Mabano Shabani Muryango

Personal information
- Full name: Mabano Shabani Muryango
- Date of birth: 15 December 1999 (age 26)
- Place of birth: Bujumbura, Burundi
- Height: 1.90 m (6 ft 3 in)
- Position: Midfielder

Team information
- Current team: AS Port
- Number: 5

Youth career
- Aigle Noir

Senior career*
- Years: Team / Apps / (Gls)
- 2015–2016: AS Inter Star / 5
- 2016–2020: Aigle Noir / 100 / (12)
- 2019–2020: US Tataouine
- 2020–2021: Kayanza United / 33 / (14)
- 2021–2022: Atletico Olympic FC / 27 / (2)
- 2022–2023: Polisi Tanzania / 10
- 2022–2023: Bumamuru FC / 12
- 2023-2024: AS Port / 18 / (8)

International career^{‡}
- 2018–: Burundi

= Mabano Shabani Muryango =

Burundian footballer

Mabano Shabani (born 15 December 1999) is a Burundian soccer player, who normally plays as a midfielder. He began his international career in 2018, representing Burundi's national team, the Intamba Murugamba (the Swallows), across the under-20, under-23, and senior levels. His ability to control the pace of the game and his keen vision quickly established him as a key player for the Burundi national team.

==Career==
===Club===
At the club level, Mabano's journey began with Aigle Noir, and he eventually secured to Union Sportive de Tataouine in Tunisia. His career continued with stints at Kayanza United, Atletico New Oil, and finally, Bumamuru, where he played a role in securing the Primus League championship in the 2022–2023 season.

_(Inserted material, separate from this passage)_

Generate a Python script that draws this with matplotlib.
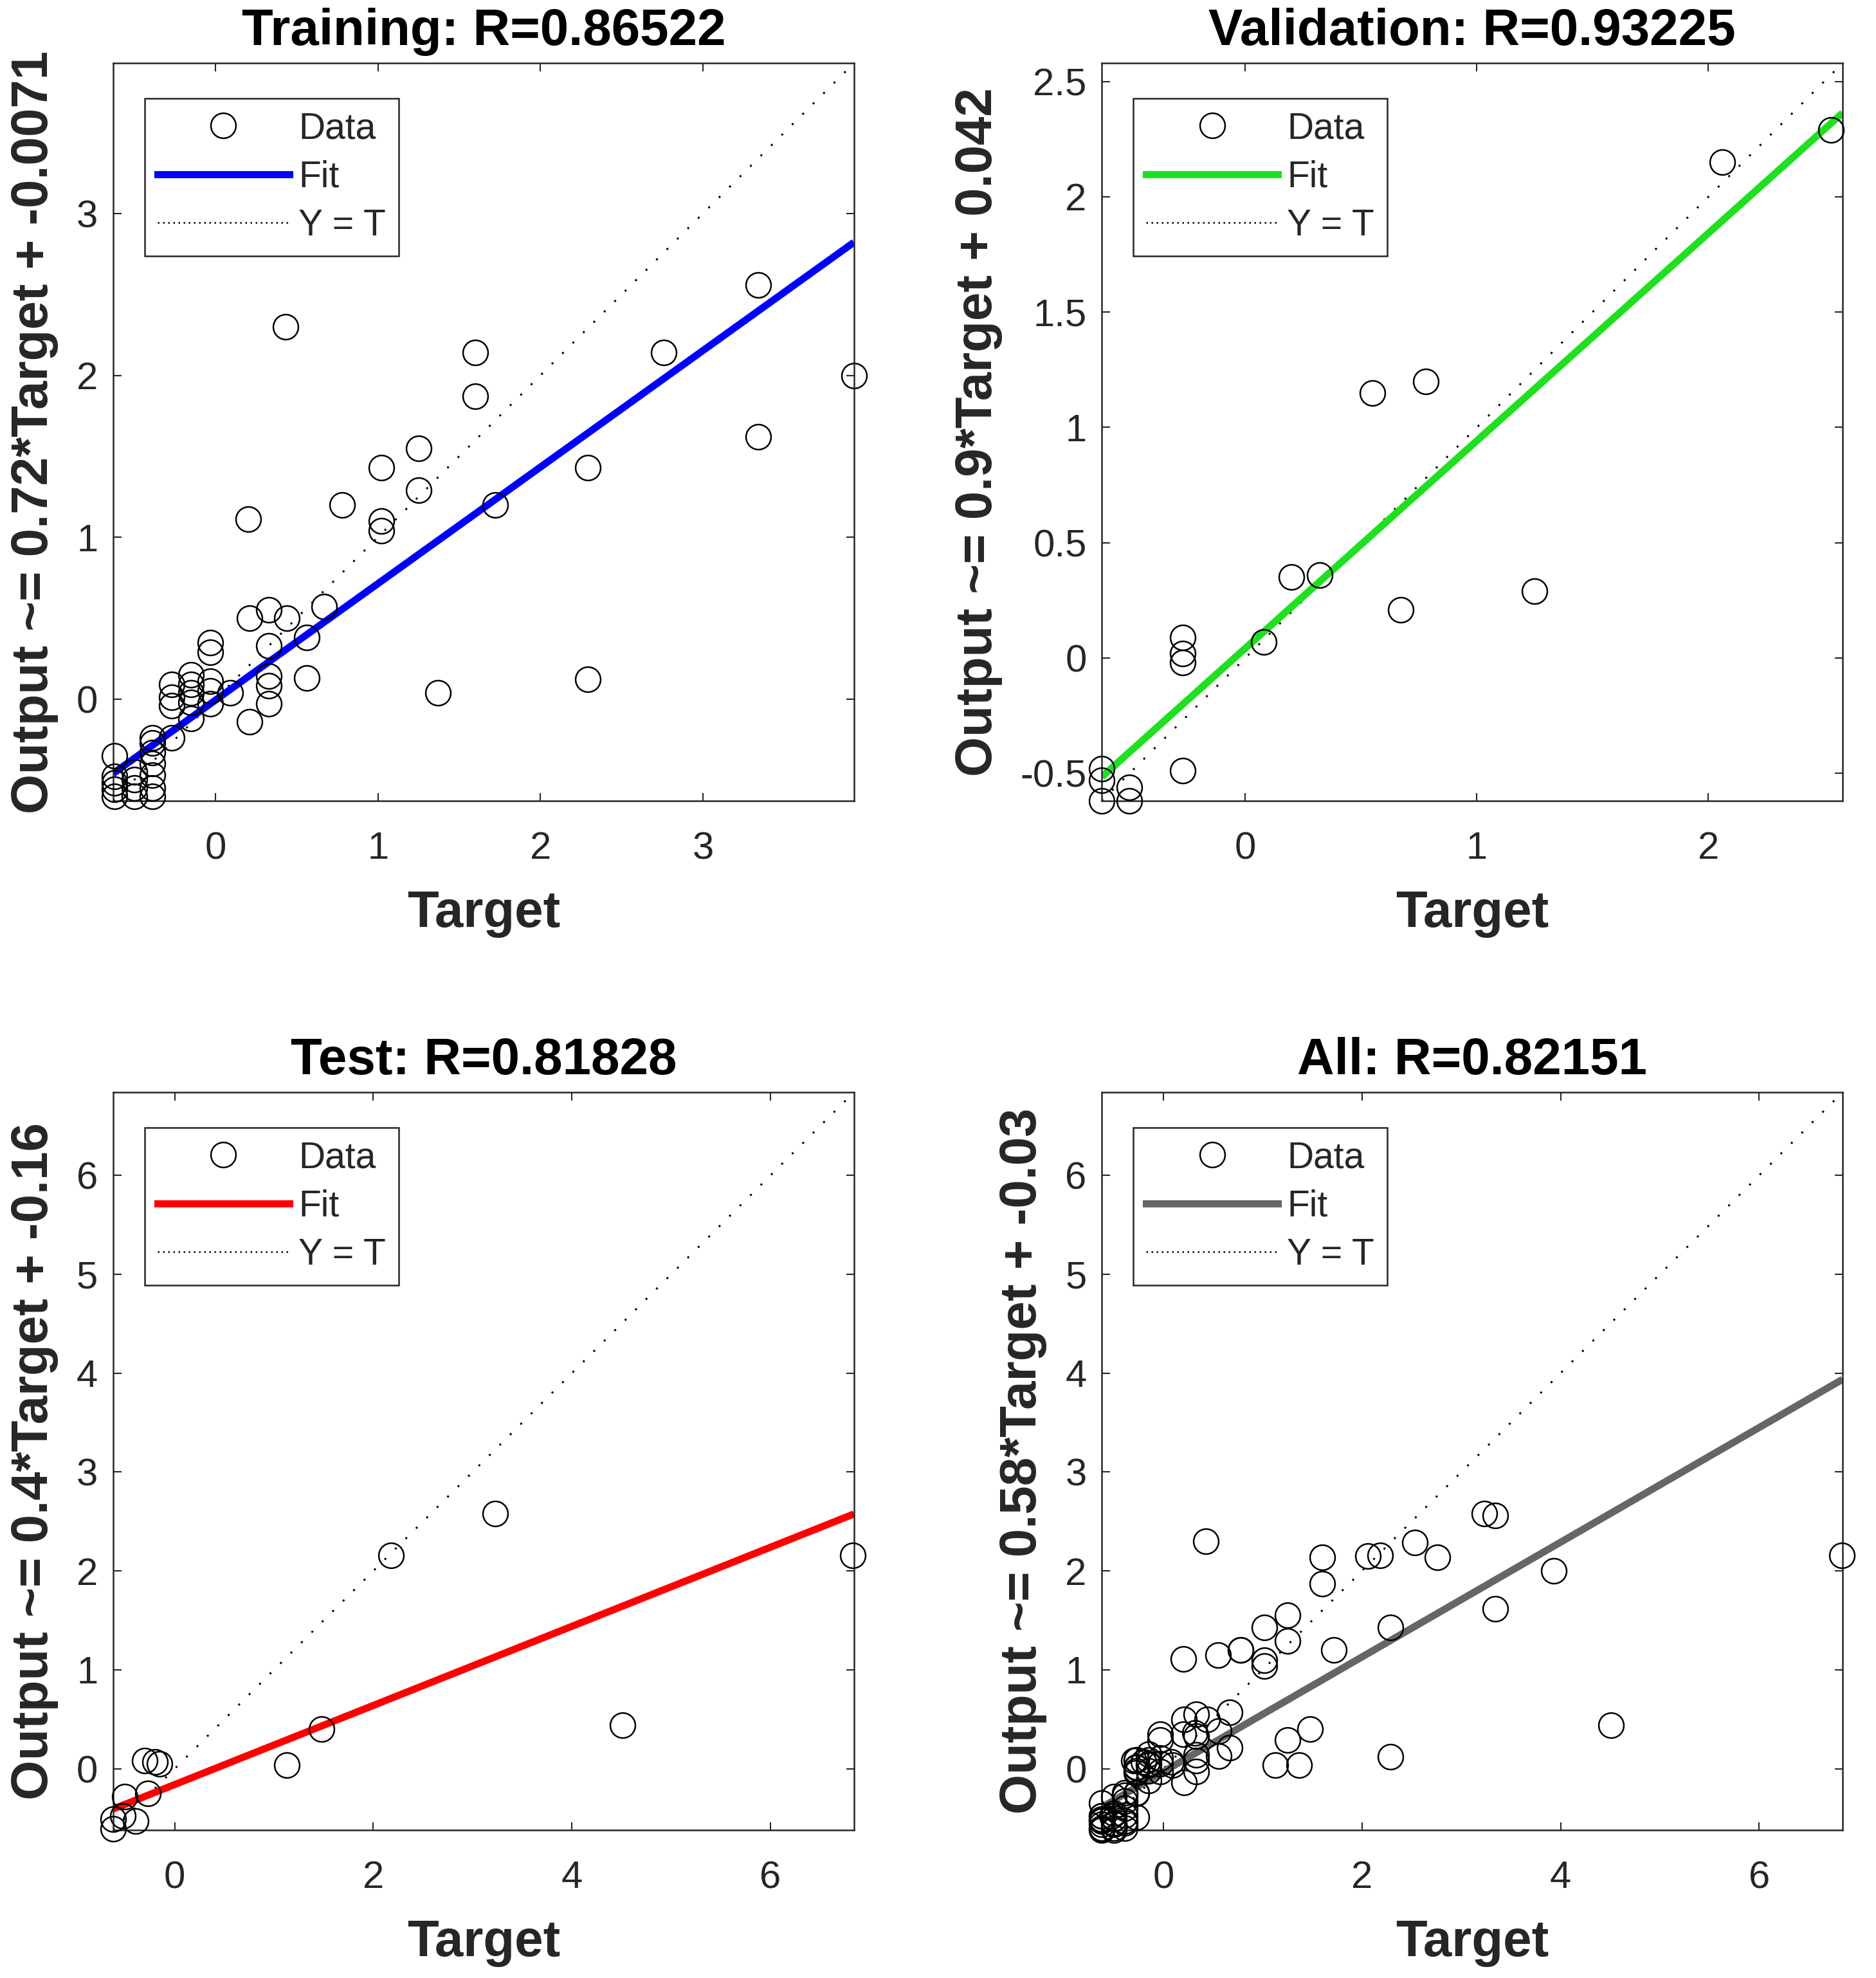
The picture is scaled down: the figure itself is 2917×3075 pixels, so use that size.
import matplotlib
matplotlib.use("Agg")
import matplotlib.pyplot as plt
from matplotlib.lines import Line2D
from matplotlib.ticker import FuncFormatter, FixedLocator

plt.rcParams['font.family'] = ['Liberation Sans', 'DejaVu Sans']

# ---------------- data ----------------
train_t = [3.93, 3.34, 3.34, 2.76, 2.29, 2.29, 1.72, 1.60, 1.60, 1.37, 1.25, 1.25,
           1.02, 1.02, 1.02, 0.78, 0.43, 0.20,
           0.67, 0.56, 0.56, 0.44, 0.33, 0.33, 0.33, 0.33, 0.33, 0.21, 0.21, 0.09,
           -0.03, -0.03, -0.03, -0.03, -0.03,
           -0.15, -0.15, -0.15, -0.15, -0.15,
           -0.27, -0.27, -0.27, -0.27,
           -0.39, -0.39, -0.39, -0.39, -0.39, -0.39, -0.39,
           -0.50, -0.50, -0.50, -0.50,
           -0.62, -0.62, -0.62, -0.62, -0.62]
train_o = [2.00, 2.56, 1.62, 2.14, 1.43, 0.12, 1.20, 2.14, 1.87, 0.04, 1.55, 1.29,
           1.43, 1.10, 1.04, 1.20, 2.30, 1.11,
           0.57, 0.38, 0.13, 0.50, 0.55, 0.33, 0.14, 0.08, -0.03, 0.50, -0.14, 0.04,
           0.35, 0.29, 0.11, 0.05, -0.03,
           0.15, 0.09, 0.04, -0.02, -0.12,
           0.09, 0.01, -0.04, -0.24,
           -0.24, -0.27, -0.33, -0.40, -0.47, -0.55, -0.60,
           -0.45, -0.50, -0.55, -0.60,
           -0.35, -0.48, -0.52, -0.56, -0.60]

val_t = [2.53, 2.06, 0.78, 0.55, 1.25, 0.67, 0.32, 0.20, 0.08,
         -0.27, -0.27, -0.27, -0.27, -0.62, -0.62, -0.62, -0.50, -0.50]
val_o = [2.29, 2.15, 1.20, 1.15, 0.29, 0.21, 0.36, 0.35, 0.07,
         0.09, 0.02, -0.02, -0.49, -0.48, -0.53, -0.62, -0.56, -0.62]

test_t = [6.83, 3.23, 2.18, 4.51, 1.48, 1.13, -0.30, -0.20, -0.15,
          -0.50, -0.27, -0.62, -0.62, -0.39, -0.52]
test_o = [2.16, 2.58, 2.16, 0.44, 0.40, 0.04, 0.08, 0.07, 0.05,
          -0.28, -0.25, -0.51, -0.61, -0.53, -0.48]

all_t = train_t + val_t + test_t
all_o = train_o + val_o + test_o

titles = ["Training: R=0.86522", "Validation: R=0.93225", "Test: R=0.81828", "All: R=0.82151"]
slopes = [0.72, 0.9, 0.4, 0.58]
intercepts = [-0.0071, 0.042, -0.16, -0.03]
ylabels = ["Output ~= 0.72*Target + -0.0071", "Output ~= 0.9*Target + 0.042",
           "Output ~= 0.4*Target + -0.16", "Output ~= 0.58*Target + -0.03"]
limits = [(-0.63, 3.93), (-0.62, 2.58), (-0.62, 6.84), (-0.62, 6.84)]
yticks = [[0, 1, 2, 3], [-0.5, 0, 0.5, 1, 1.5, 2, 2.5], [0, 1, 2, 3, 4, 5, 6], [0, 1, 2, 3, 4, 5, 6]]
xticks = [[0, 1, 2, 3], [0, 1, 2], [0, 2, 4, 6], [0, 2, 4, 6]]
fit_colors = ['#0000ff', '#1fe01f', '#ff0000', '#666666']
datasets = [(train_t, train_o), (val_t, val_o), (test_t, test_o), (all_t, all_o)]

# ---------------- figure ----------------
fig = plt.figure(figsize=(29.17, 30.75), dpi=100)
W = 0.3949
H = 0.3730
positions = [[0.0603, 0.5951, W, H], [0.5873, 0.5951, W, H],
             [0.0603, 0.0748, W, H], [0.5873, 0.0748, W, H]]

fmt = FuncFormatter(lambda v, p: ('%g' % v))
TICKC = '0.15'
LBL = 57.5

for i in range(4):
    ax = fig.add_axes(positions[i])
    lo, hi = limits[i]
    t, o = datasets[i]
    # data points
    ax.plot(t, o, linestyle='none', marker='o', markersize=28, markerfacecolor='none',
            markeredgecolor='black', markeredgewidth=1.8, clip_on=False, zorder=3)
    # fit line
    ax.plot([lo, hi], [slopes[i] * lo + intercepts[i], slopes[i] * hi + intercepts[i]],
            color=fit_colors[i], linewidth=8, solid_capstyle='butt', zorder=2)
    # Y = T
    ax.plot([lo, hi], [lo, hi], color='black', linewidth=2.2, dashes=(1, 6.5), zorder=1)

    ax.set_xlim(lo, hi)
    ax.set_ylim(lo, hi)
    ax.xaxis.set_major_locator(FixedLocator(xticks[i]))
    ax.yaxis.set_major_locator(FixedLocator(yticks[i]))
    ax.xaxis.set_major_formatter(fmt)
    ax.yaxis.set_major_formatter(fmt)
    ax.tick_params(direction='in', top=True, right=True, length=9, width=1.5,
                   labelsize=43, labelcolor=TICKC, color=TICKC)
    ax.tick_params(axis='x', pad=34)
    ax.tick_params(axis='y', pad=17)
    for s in ax.spines.values():
        s.set_linewidth(1.8)
        s.set_color('0.15')

    ax.set_title(titles[i], fontsize=LBL, fontweight='bold', pad=20)
    ax.set_xlabel('Target', fontsize=LBL, fontweight='bold', labelpad=26, color='0.15')
    ax.set_ylabel(ylabels[i], fontsize=LBL, fontweight='bold', labelpad=20, color='0.15')

    handles = [
        Line2D([], [], linestyle='none', marker='o', markersize=28, markerfacecolor='none',
               markeredgecolor='black', markeredgewidth=1.8),
        Line2D([], [], color=fit_colors[i], linewidth=8),
        Line2D([], [], color='black', linewidth=1.8, dashes=(1, 2.2)),
    ]
    leg = ax.legend(handles, ['Data', 'Fit', 'Y = T'], loc='upper left',
                    bbox_to_anchor=(0.0425, 0.952), fontsize=41, frameon=True,
                    fancybox=False, framealpha=1, edgecolor='0.15',
                    handlelength=3.6, handletextpad=0.25, borderpad=0.35,
                    labelspacing=0.38, borderaxespad=0)
    leg.get_frame().set_linewidth(1.8)
    for txt in leg.get_texts():
        txt.set_color('0.15')

fig.savefig('out.png', dpi=100)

In the 2020–2021 season, MABANO was the third top scorer in the Burundian Championship, with an impressive tally of 14 goals.

=== International career ===

In the 2023–2024 season, Mabano brought his talents to Djibouti's Division 1, where he made a significant impact, scoring 8 goals in 18 matches. Additionally, in the Djibouti Cup, he scored 4 goals in just 5 matches. He is currently a free agent.